Catastrophic Risk Protection Endorsement (CAT) is an additional minimal coverage level of crop insurance with per acre premiums that are fully subsidized by the federal government. It was introduced in 1995 to replace ad hoc disaster assistance programs with an insurance-based producer safety net based on a farmer's own actual production history. For an administrative fee of $300/crop/county, you get a crop insurance yield guarantee of 50 percent of your farm's actual production history approved yield, with any losses reimbursed at 55 percent of the established crop price election. Compared to higher levels of coverage, CAT provides only a low level of protection against yield losses. It also is not available for all types of policies. For some diversified farmers this low level of coverage may be enough to protect them against severe cash-flow shortfalls.

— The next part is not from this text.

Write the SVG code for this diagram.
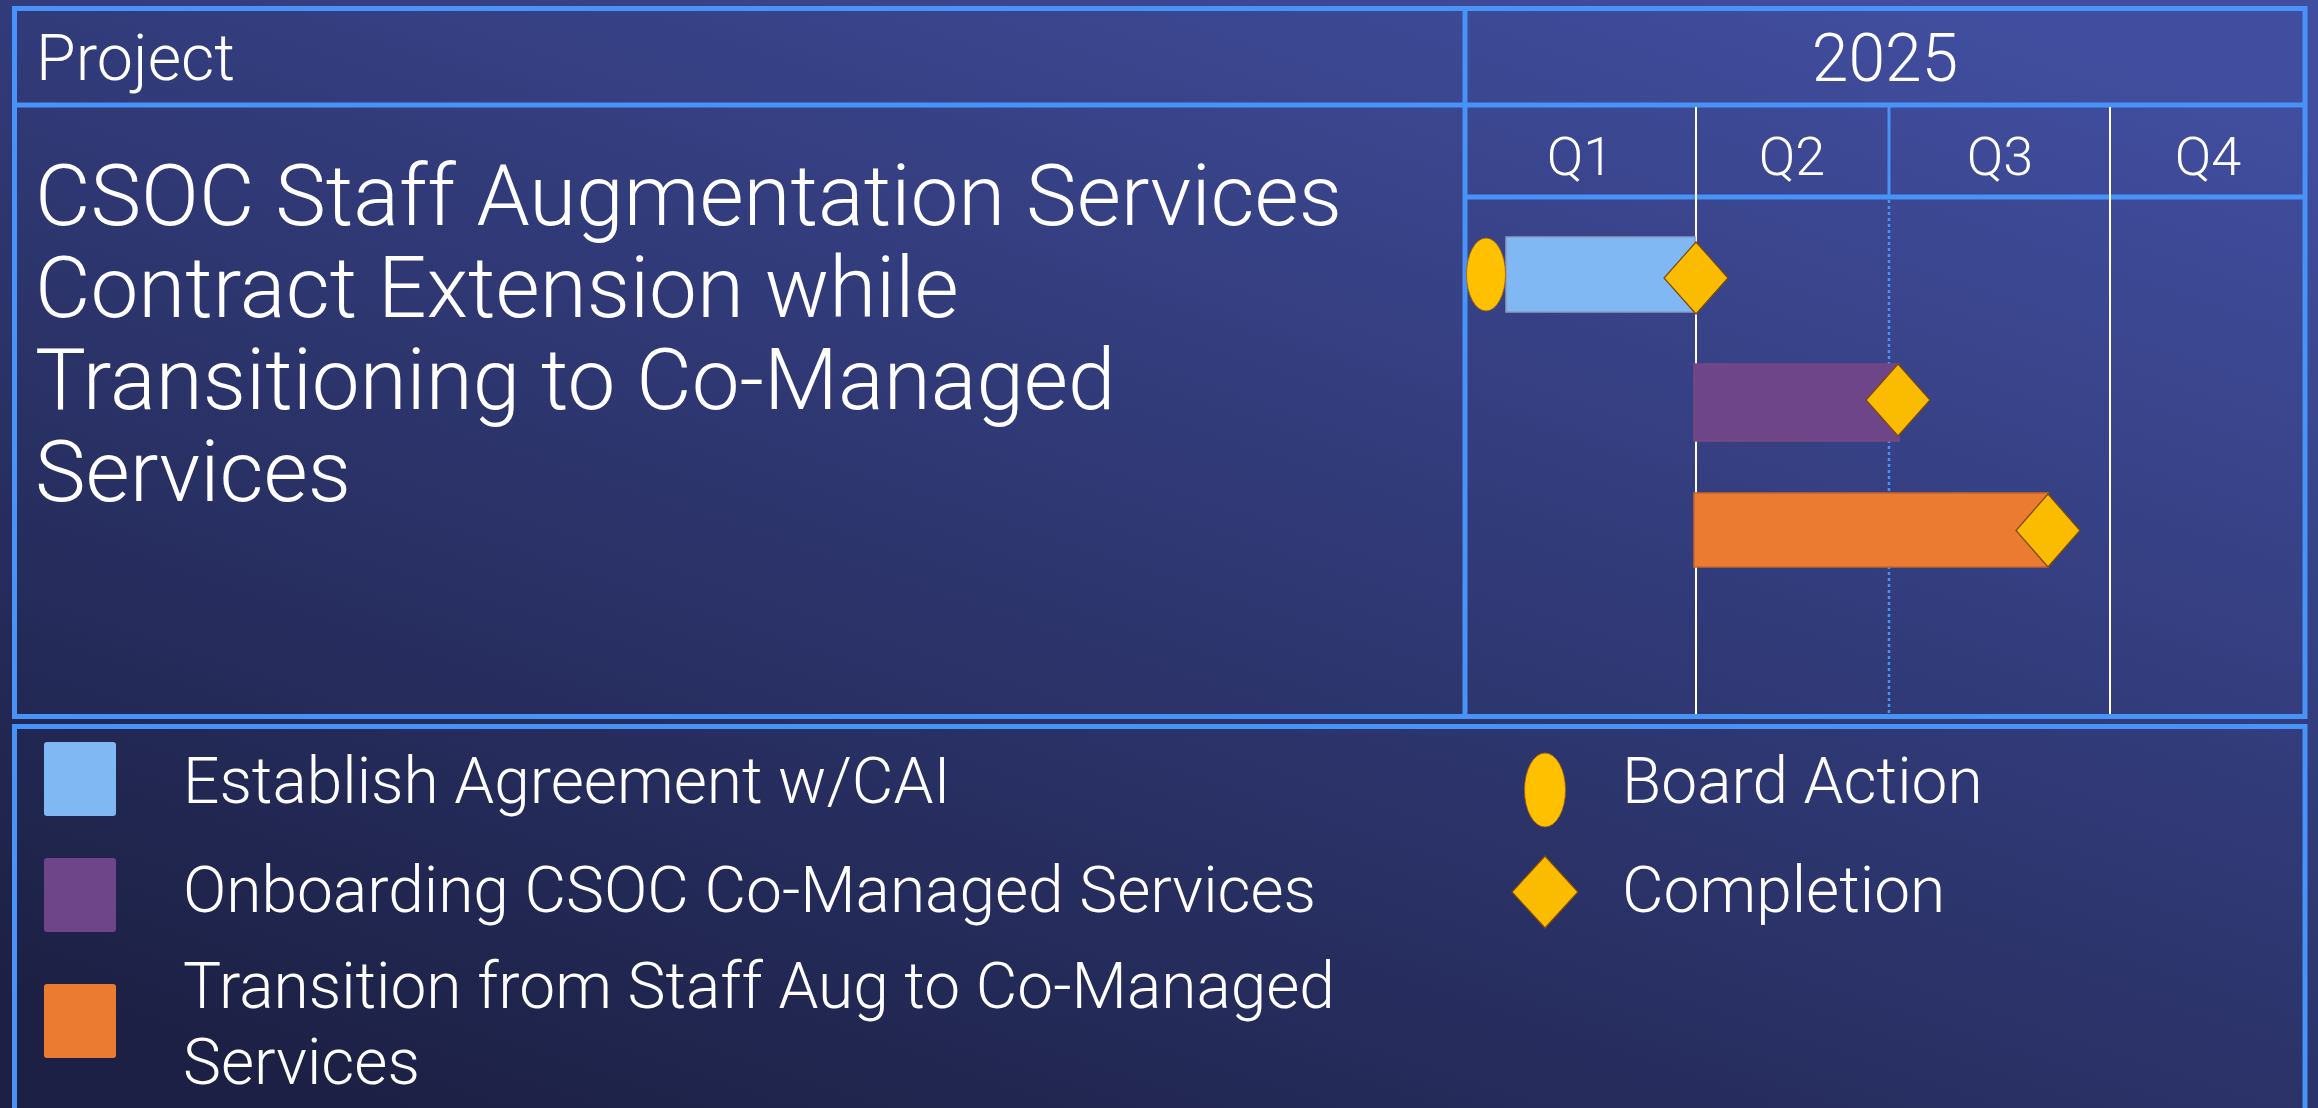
<svg xmlns="http://www.w3.org/2000/svg" width="2318" height="1108" viewBox="0 0 2318 1108">
<defs>
<linearGradient id="bg" x1="0.15" y1="1" x2="0.85" y2="0">
<stop offset="0" stop-color="#1c2044"/>
<stop offset="1" stop-color="#414e9f"/>
</linearGradient>
</defs>
<style>
.t{font-family:Roboto,"Liberation Sans",sans-serif;font-weight:300;fill:#ffffff}
.frame{fill:none;stroke:#4793f8;stroke-width:5}
.bl{stroke:#4793f8;stroke-width:5}
.wl{stroke:#ffffff;stroke-width:2}
.dot{stroke:#4793f8;stroke-width:2.5;stroke-dasharray:3 3}
.ms{fill:#fbbc00;stroke:#7a4a10;stroke-width:1.2}
.ov{fill:#ffc000;stroke:#a0600a;stroke-width:0.8}
</style>
<rect x="0" y="0" width="2318" height="1108" fill="url(#bg)"/>

<g id="table">
<rect class="frame" x="14.5" y="8.5" width="2290.5" height="708"/>
<line class="bl" x1="14" y1="105" x2="2305" y2="105"/>
<line class="bl" x1="1465" y1="8" x2="1465" y2="717"/>
<line class="bl" x1="1465" y1="197" x2="2305" y2="197"/>
<line class="wl" x1="1696" y1="107" x2="1696" y2="714"/>
<line class="wl" x1="2110" y1="107" x2="2110" y2="714"/>
<line stroke="#4793f8" stroke-width="3" x1="1889" y1="107" x2="1889" y2="195"/>
<line class="dot" x1="1889" y1="200" x2="1889" y2="714"/>
</g>

<g id="headers">
<text class="t" x="36" y="80" font-size="64.5">Project</text>
<text class="t" x="1885" y="81" font-size="66" text-anchor="middle">2025</text>
<text class="t" x="1580" y="175" font-size="54" text-anchor="middle">Q1</text>
<text class="t" x="1792" y="175" font-size="54" text-anchor="middle">Q2</text>
<text class="t" x="2000" y="175" font-size="54" text-anchor="middle">Q3</text>
<text class="t" x="2208" y="175" font-size="54" text-anchor="middle">Q4</text>
</g>

<g id="project-title">
<text class="t" x="35" y="225" font-size="85.4">CSOC Staff Augmentation Services</text>
<text class="t" x="35" y="317" font-size="85.4">Contract Extension while</text>
<text class="t" x="35" y="409" font-size="85.4">Transitioning to Co-Managed</text>
<text class="t" x="35" y="501" font-size="85.4">Services</text>
</g>

<g id="bar-agreement">
<rect x="1506" y="237" width="189" height="75" fill="#7fb8f2" stroke="#8a9cc0" stroke-width="1.5"/>
<ellipse class="ov" cx="1486" cy="274.5" rx="19.5" ry="36.5"/>
<polygon class="ms" points="1696,242 1728,278 1696,314 1664,278"/>
</g>

<g id="bar-onboarding">
<rect x="1694" y="364" width="205" height="77" fill="#6f4589" stroke="#7a4a80" stroke-width="1.5"/>
<polygon class="ms" points="1898,364 1930,400 1898,436 1866,400"/>
</g>

<g id="bar-transition">
<rect x="1694" y="493" width="354" height="74" fill="#ea7b30" stroke="#c8652a" stroke-width="1.5"/>
<polygon class="ms" points="2048,494 2080,530.5 2048,567 2016,530.5"/>
</g>

<g id="legend">
<rect class="frame" x="14.5" y="726.5" width="2290.5" height="400"/>
<rect x="44" y="742" width="72" height="74" rx="3" fill="#7fb8f2"/>
<rect x="44" y="858" width="72" height="74" rx="3" fill="#6f4589"/>
<rect x="44" y="984" width="72" height="74" rx="3" fill="#ea7b30"/>
<text class="t" x="183" y="803" font-size="64">Establish Agreement w/CAI</text>
<text class="t" x="183" y="912" font-size="64">Onboarding CSOC Co-Managed Services</text>
<text class="t" x="183" y="1008" font-size="64">Transition from Staff Aug to Co-Managed</text>
<text class="t" x="183" y="1084" font-size="64">Services</text>
<ellipse class="ov" cx="1545" cy="790" rx="20.5" ry="37"/>
<polygon class="ms" points="1545,856 1578,892 1545,928 1512,892"/>
<text class="t" x="1622" y="803" font-size="64">Board Action</text>
<text class="t" x="1622" y="912" font-size="64">Completion</text>
</g>
</svg>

Area Yield Protection (AYP) is an insurance plan that provides coverage based on county yields and is part of the Area Risk Protection Insurance (ARPI) insurance policy. AYP insurance is available for forage production in 25 counties in Pennsylvania. Under this insurance plan, when the county yield for the insured crop falls below your chosen trigger level, you receive a loss payment. Final county yields are based on data from the National Agricultural Statistics Service (NASS), crop insurance records, and other sources. Payments are not based on your individual yields. Coverage levels are available for 70 to 90 percent of the expected county yield (CAT coverage is also available under AYP). APRI protection involves less paperwork and costs less than individual farm-level coverage. However, your individual crop losses may not be covered if the county yield does not show a similar level of loss. You are best protected with this type of insurance if your crop losses typically follow the same pattern as your county.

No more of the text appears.